### THE REQUEST
Write out the data below in full, unchanged, minus the images.

** Start **

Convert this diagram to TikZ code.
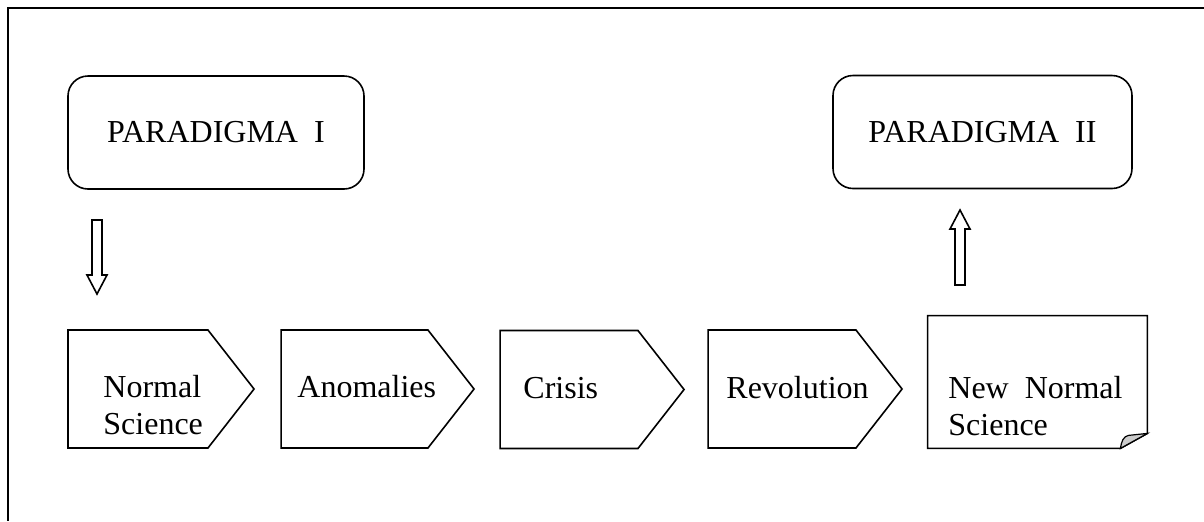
\documentclass[tikz,border=0pt]{standalone}
\usepackage{fontspec}
\setmainfont{Liberation Serif}
\usetikzlibrary{shapes.symbols}

\begin{document}
\begin{tikzpicture}[
    x=0.5pt, y=-0.5pt,
    every node/.style={font=\fontsize{16pt}{18.5pt}\selectfont},
    paradigm/.style={rectangle, draw, rounded corners=10pt, line width=0.8pt, minimum width=148pt, minimum height=56.5pt},
    stepbox/.style={signal, signal to=east, signal pointer angle=104, draw, line width=0.8pt, minimum height=59pt, inner sep=0pt},
    steptext/.style={inner sep=0pt, align=left},
    hollow/.style={draw, line width=0.8pt, fill=white},
    frame/.style={line width=1pt},
]
\useasboundingbox (0,0) rectangle (1204,521);

% Frame (top and left only)
\draw[frame] (1204,8) -- (8,8) -- (8,521);

% Paradigms
\node[paradigm] (p1) at (216,132.5) {PARADIGMA~~I};
\node[paradigm, minimum width=149.5pt] (p2) at (982.5,132) {PARADIGMA~~II};

% Steps
\node[stepbox, minimum width=93pt] (ns) at (138,389) {};
\node[stepbox, minimum width=96.5pt] (anom) at (354.5,389) {};
\node[stepbox, minimum width=92pt] (cris) at (569,389.5) {};
\node[stepbox, minimum width=97pt] (rev) at (782,389) {};
\node[draw=none, minimum width=109.5pt, minimum height=66pt, inner sep=0pt] (nns) at (1037.5,382) {};

% New normal science: page with curled corner
\draw[line width=0.8pt] (nns.north west) -- (nns.north east) -- ([yshift=7.5pt]nns.south east)
    -- ([xshift=-13.5pt]nns.south east) -- (nns.south west) -- cycle;
\filldraw[fill=black!20, line width=0.6pt] ([xshift=-13.5pt]nns.south east)
    .. controls ([xshift=-13pt,yshift=3.5pt]nns.south east) and ([xshift=-12pt,yshift=6pt]nns.south east)
    .. ([xshift=-9.5pt,yshift=6.5pt]nns.south east) -- ([yshift=7.5pt]nns.south east) -- cycle;

% Step texts
\node[steptext, anchor=west] (nsT) at (103,405) {Normal\\Science};
\node[steptext, anchor=base west] (anomT) at (297,397) {Anomalies};
\node[steptext, anchor=base west] (crisT) at (523,398) {Crisis};
\node[steptext, anchor=base west] (revT) at (726,398) {Revolution};
\node[steptext, anchor=west] (nnsT) at (948,406) {New~~Normal\\Science};

% === Hollow block arrows ===
% paradigm I down to normal science
\draw[hollow] (92,220) -- ++(10,0) -- ++(0,55) -- ++(5,0) -- ++(-10,19) -- ++(-10,-19) -- ++(5,0) -- cycle;
% new normal science up to paradigm II
\draw[hollow] (955,285) -- ++(10,0) -- ++(0,-56) -- ++(5,0) -- ++(-10,-19) -- ++(-10,19) -- ++(5,0) -- cycle;

\end{tikzpicture}
\end{document}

** End **

### TASK OUTPUT
Convert this diagram to TikZ code.
\documentclass[tikz,border=0pt]{standalone}
\usepackage{fontspec}
\setmainfont{Liberation Serif}
\usetikzlibrary{shapes.symbols}

\begin{document}
\begin{tikzpicture}[
    x=0.5pt, y=-0.5pt,
    every node/.style={font=\fontsize{16pt}{18.5pt}\selectfont},
    paradigm/.style={rectangle, draw, rounded corners=10pt, line width=0.8pt, minimum width=148pt, minimum height=56.5pt},
    stepbox/.style={signal, signal to=east, signal pointer angle=104, draw, line width=0.8pt, minimum height=59pt, inner sep=0pt},
    steptext/.style={inner sep=0pt, align=left},
    hollow/.style={draw, line width=0.8pt, fill=white},
    frame/.style={line width=1pt},
]
\useasboundingbox (0,0) rectangle (1204,521);

% Frame (top and left only)
\draw[frame] (1204,8) -- (8,8) -- (8,521);

% Paradigms
\node[paradigm] (p1) at (216,132.5) {PARADIGMA~~I};
\node[paradigm, minimum width=149.5pt] (p2) at (982.5,132) {PARADIGMA~~II};

% Steps
\node[stepbox, minimum width=93pt] (ns) at (138,389) {};
\node[stepbox, minimum width=96.5pt] (anom) at (354.5,389) {};
\node[stepbox, minimum width=92pt] (cris) at (569,389.5) {};
\node[stepbox, minimum width=97pt] (rev) at (782,389) {};
\node[draw=none, minimum width=109.5pt, minimum height=66pt, inner sep=0pt] (nns) at (1037.5,382) {};

% New normal science: page with curled corner
\draw[line width=0.8pt] (nns.north west) -- (nns.north east) -- ([yshift=7.5pt]nns.south east)
    -- ([xshift=-13.5pt]nns.south east) -- (nns.south west) -- cycle;
\filldraw[fill=black!20, line width=0.6pt] ([xshift=-13.5pt]nns.south east)
    .. controls ([xshift=-13pt,yshift=3.5pt]nns.south east) and ([xshift=-12pt,yshift=6pt]nns.south east)
    .. ([xshift=-9.5pt,yshift=6.5pt]nns.south east) -- ([yshift=7.5pt]nns.south east) -- cycle;

% Step texts
\node[steptext, anchor=west] (nsT) at (103,405) {Normal\\Science};
\node[steptext, anchor=base west] (anomT) at (297,397) {Anomalies};
\node[steptext, anchor=base west] (crisT) at (523,398) {Crisis};
\node[steptext, anchor=base west] (revT) at (726,398) {Revolution};
\node[steptext, anchor=west] (nnsT) at (948,406) {New~~Normal\\Science};

% === Hollow block arrows ===
% paradigm I down to normal science
\draw[hollow] (92,220) -- ++(10,0) -- ++(0,55) -- ++(5,0) -- ++(-10,19) -- ++(-10,-19) -- ++(5,0) -- cycle;
% new normal science up to paradigm II
\draw[hollow] (955,285) -- ++(10,0) -- ++(0,-56) -- ++(5,0) -- ++(-10,-19) -- ++(-10,19) -- ++(5,0) -- cycle;

\end{tikzpicture}
\end{document}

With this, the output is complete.